» STATED GOAL: Out of the lines below, please list those that hold the string "this".

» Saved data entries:
(begin)

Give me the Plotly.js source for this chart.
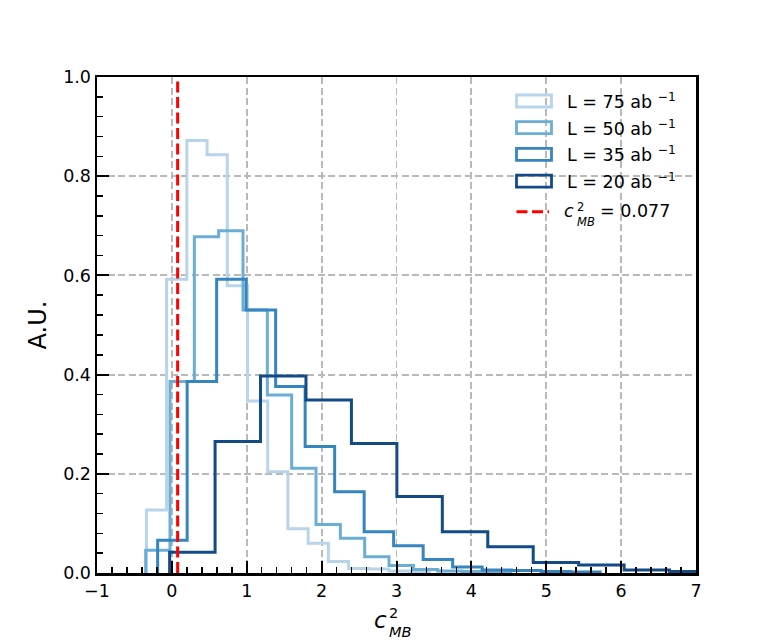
<!DOCTYPE html>
<html><head><meta charset="utf-8">
<script src="https://cdn.plot.ly/plotly-3.0.1.min.js"></script>
<style>html,body{margin:0;padding:0;background:#fff}#chart{width:773px;height:644px}</style>
</head><body><div id="chart"></div>
<script>
// ---- data ----
const seriesLabels = ['L = 75 ab <sup>−1</sup>', 'L = 50 ab <sup>−1</sup>', 'L = 35 ab <sup>−1</sup>', 'L = 20 ab <sup>−1</sup>'];
const seriesColors = ['#b7d4ea', '#6aaed6', '#3585c0', '#134b87'];

const binStart75 = -0.34, binWidth75 = 0.27;
const heights75 = [0.127, 0.592, 0.872, 0.843, 0.579, 0.347, 0.204, 0.089, 0.060, 0.023, 0.009, 0.008, 0.004, 0.002];

const binStart50 = -0.35, binWidth50 = 0.325;
const heights50 = [0.046, 0.386, 0.678, 0.690, 0.530, 0.359, 0.211, 0.098, 0.070, 0.033, 0.015, 0.007, 0.004, 0.003, 0.002];

const binStart35 = -0.19, binWidth35 = 0.394;
const heights35 = [0.066, 0.386, 0.592, 0.530, 0.376, 0.255, 0.164, 0.083, 0.055, 0.027, 0.012, 0.006, 0.005, 0.003, 0.002];

const binStart20 = -0.03, binWidth20 = 0.607;
const heights20 = [0.042, 0.265, 0.397, 0.349, 0.261, 0.154, 0.083, 0.053, 0.021, 0.016, 0.006, 0.003];

const cMB = 0.077;
const cMBLabel = '= 0.077';

const xTicks = [-1, 0, 1, 2, 3, 4, 5, 6, 7];
const yTicks = [0, 0.2, 0.4, 0.6, 0.8, 1.0];

// ---- build step outlines (matplotlib histtype="step") ----
function stepOutline(start, width, h) {
  const xs = [start], ys = [0];
  for (let i = 0; i < h.length; i++) { xs.push(start + i * width); ys.push(h[i]); }
  xs.push(start + h.length * width); ys.push(0);
  return {xs, ys};
}
const series = [
  [binStart75, binWidth75, heights75],
  [binStart50, binWidth50, heights50],
  [binStart35, binWidth35, heights35],
  [binStart20, binWidth20, heights20]
];
const traces = series.map((s, i) => {
  const o = stepOutline(s[0], s[1], s[2]);
  return {type: 'scatter', mode: 'lines', x: o.xs, y: o.ys, name: seriesLabels[i],
          line: {color: seriesColors[i], width: 3, shape: 'hv'}, showlegend: false, hoverinfo: 'skip'};
});
traces.push({type: 'scatter', mode: 'lines', x: [cMB, cMB], y: [yTicks[0], yTicks[yTicks.length - 1]],
  line: {color: '#ff0000', width: 3, dash: '11px,4.5px'}, showlegend: false, hoverinfo: 'skip'});

// ---- layout helpers (pixel -> paper) ----
const L = 97, T = 77, W = 599, H = 496;
const px = v => (v - L) / W;
const py = v => (T + H - v) / H;
const FONT = 'DejaVu Sans';

const shapes = [], annotations = [];
const rowY = [101, 127.7, 154.4, 181.1];
rowY.forEach((c, i) => {
  shapes.push({type: 'rect', xref: 'paper', yref: 'paper', x0: px(516.5), x1: px(551.5), y0: py(c - 6), y1: py(c + 6),
    line: {color: seriesColors[i], width: 2.8}, fillcolor: 'rgba(0,0,0,0)'});
  annotations.push({xref: 'paper', yref: 'paper', x: px(565), y: py(c), xanchor: 'left', yanchor: 'middle',
    text: seriesLabels[i], showarrow: false, font: {family: FONT, size: 17.5, color: '#000'}});
});
// red dashed legend entry
shapes.push({type: 'line', xref: 'paper', yref: 'paper', x0: px(516.5), x1: px(549), y0: py(211.7), y1: py(211.7),
  line: {color: '#ff0000', width: 3, dash: '11px,4.5px'}});
annotations.push({xref: 'paper', yref: 'paper', x: px(575.5), y: py(211), xanchor: 'right', yanchor: 'middle',
  text: '<i>c</i>', showarrow: false, font: {family: FONT, size: 17.5, color: '#000'}});
annotations.push({xref: 'paper', yref: 'paper', x: px(575), y: py(214), xanchor: 'left', yanchor: 'middle', align: 'left',
  text: '2<br><i>MB</i>', showarrow: false, font: {family: FONT, size: 11.5, color: '#000'}});
annotations.push({xref: 'paper', yref: 'paper', x: px(598), y: py(210.5), xanchor: 'left', yanchor: 'middle',
  text: cMBLabel, showarrow: false, font: {family: FONT, size: 17.5, color: '#000'}});

// x axis title  c^2_MB  (stacked super/subscript)
annotations.push({xref: 'paper', yref: 'paper', x: px(389), y: py(619.5), xanchor: 'right', yanchor: 'middle',
  text: '<i>c</i>', showarrow: false, font: {family: FONT, size: 23, color: '#000'}});
annotations.push({xref: 'paper', yref: 'paper', x: px(387), y: py(622), xanchor: 'left', yanchor: 'middle', align: 'left',
  text: '2<br><i>MB</i>', showarrow: false, font: {family: FONT, size: 14.5, color: '#000'}});

const axisCommon = {
  showline: true, linecolor: '#000', linewidth: 2.5, mirror: true,
  ticks: 'inside', ticklen: 12, tickwidth: 2, tickcolor: '#000',
  showgrid: true, gridcolor: '#b9b9b9', gridwidth: 1.8, griddash: '7px,3.5px',
  zeroline: false, tickfont: {family: FONT, size: 17.5, color: '#000'},
  fixedrange: true
};

const layout = {
  width: 773, height: 644,
  margin: {l: L, r: 773 - L - W, t: T, b: 644 - T - H, pad: 0},
  paper_bgcolor: '#fff', plot_bgcolor: '#fff',
  font: {family: FONT, color: '#000'},
  showlegend: false,
  xaxis: Object.assign({}, axisCommon, {
    range: [xTicks[0], xTicks[xTicks.length - 1]], tickmode: 'array', tickvals: xTicks,
    ticktext: xTicks.map(v => v < 0 ? '−' + Math.abs(v) : String(v)),
    minor: {dtick: 0.2, tick0: -1, ticks: 'inside', ticklen: 6, tickwidth: 1.5, tickcolor: '#000', showgrid: false},
    automargin: false
  }),
  yaxis: Object.assign({}, axisCommon, {
    range: [yTicks[0], yTicks[yTicks.length - 1]], tickmode: 'array', tickvals: yTicks,
    ticktext: yTicks.map(v => v.toFixed(1)),
    minor: {dtick: 0.04, tick0: 0, ticks: 'inside', ticklen: 6, tickwidth: 1.5, tickcolor: '#000', showgrid: false},
    title: {text: 'A.U.', font: {family: FONT, size: 24, color: '#000'}, standoff: 10},
    automargin: false
  }),
  shapes: shapes,
  annotations: annotations
};

Plotly.newPlot('chart', traces, layout, {displayModeBar: false, staticPlot: true});
</script>
</body></html>
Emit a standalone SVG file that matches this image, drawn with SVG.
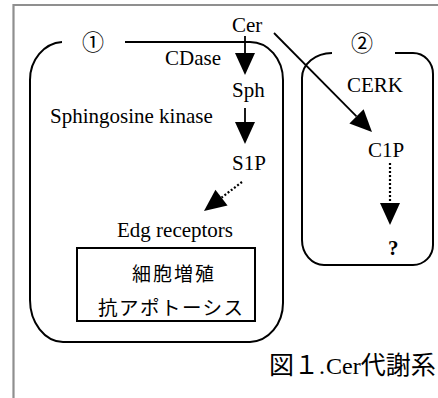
<svg xmlns="http://www.w3.org/2000/svg" width="438" height="398" viewBox="0 0 438 398">
<style>
.t{font-family:"Liberation Serif","Times New Roman",serif;font-size:21px;fill:#000}
.c{font-family:"Liberation Serif","Times New Roman",serif;font-size:24px;fill:#000}
.j{font-family:"Noto Sans CJK JP","Noto Sans CJK SC",sans-serif;fill:#000}
.box{fill:none;stroke:#000;stroke-width:2}
.ln{fill:none;stroke:#000;stroke-width:1.8}
.dot{fill:none;stroke:#000;stroke-width:2.2;stroke-dasharray:2 2}
</style>
<defs>
<marker id="ah" markerUnits="userSpaceOnUse" markerWidth="22" markerHeight="20" refX="0" refY="10" orient="auto" overflow="visible">
<path d="M0,0 L22,10 L0,20 z" fill="#000"/>
</marker>
</defs>
<rect width="438" height="398" fill="#fff"/>
<path d="M13.5,398 V5 H438" fill="none" stroke="#8f8f8f" stroke-width="2.2"/>
<g id="region1">
<path class="box" d="M62,42 A34,38 0 0 0 30,80 V300 A34,42 0 0 0 63,342 H250 A34,39 0 0 0 283,303 V80 A33,38 0 0 0 250,42 H125"/>
<text class="j" x="93" y="50" font-size="22" text-anchor="middle">①</text>
</g>
<g id="region2">
<path class="box" d="M332,53 A30,25 0 0 0 302,78 V240 A22,25 0 0 0 324,265 H413 A20,20 0 0 0 433,245 V74 A20,21 0 0 0 413,53 H395"/>
<text class="j" x="362" y="51" font-size="22" text-anchor="middle">②</text>
</g>
<g id="connectors">
<line class="ln" x1="245" y1="36" x2="245" y2="53" marker-end="url(#ah)"/>
<line class="ln" x1="245" y1="108" x2="245" y2="122" marker-end="url(#ah)"/>
<line class="dot" x1="242" y1="182" x2="221.5" y2="197.6" marker-end="url(#ah)"/>
<line class="ln" x1="274" y1="33" x2="356.5" y2="116.4" marker-end="url(#ah)"/>
<line class="dot" x1="390" y1="163" x2="390" y2="203" marker-end="url(#ah)"/>
</g>
<g id="cer"><text class="t" x="232" y="32">Cer</text></g>
<g id="cdase"><text class="t" x="165" y="65">CDase</text></g>
<g id="sph"><text class="t" x="232" y="97">Sph</text></g>
<g id="sphk"><text class="t" x="50" y="123">Sphingosine kinase</text></g>
<g id="s1p"><text class="t" x="232" y="170">S1P</text></g>
<g id="edg"><text class="t" x="117" y="237">Edg receptors</text></g>
<g id="cerk"><text class="t" x="347" y="92">CERK</text></g>
<g id="c1p"><text class="t" x="368" y="157">C1P</text></g>
<g id="unknown"><text class="t" x="388" y="255" font-weight="bold">?</text></g>
<g id="effects">
<rect class="box" x="77" y="248" width="178" height="73"/>
<text class="j" x="132" y="281" font-size="19" letter-spacing="2">細胞増殖</text>
<text class="j" x="98" y="314.5" font-size="19.5" letter-spacing="1.5">抗アポトーシス</text>
</g>
<g id="caption">
<text x="269" y="374"><tspan class="j" font-size="25">図１</tspan><tspan class="c">.</tspan><tspan class="c" dx="1">Cer</tspan><tspan class="j" font-size="25">代謝系</tspan></text>
</g>
</svg>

(end)

» THE OUTPUT:
Give me the Plotly.js source for this chart.
Emit a standalone SVG file that matches this image, drawn with SVG.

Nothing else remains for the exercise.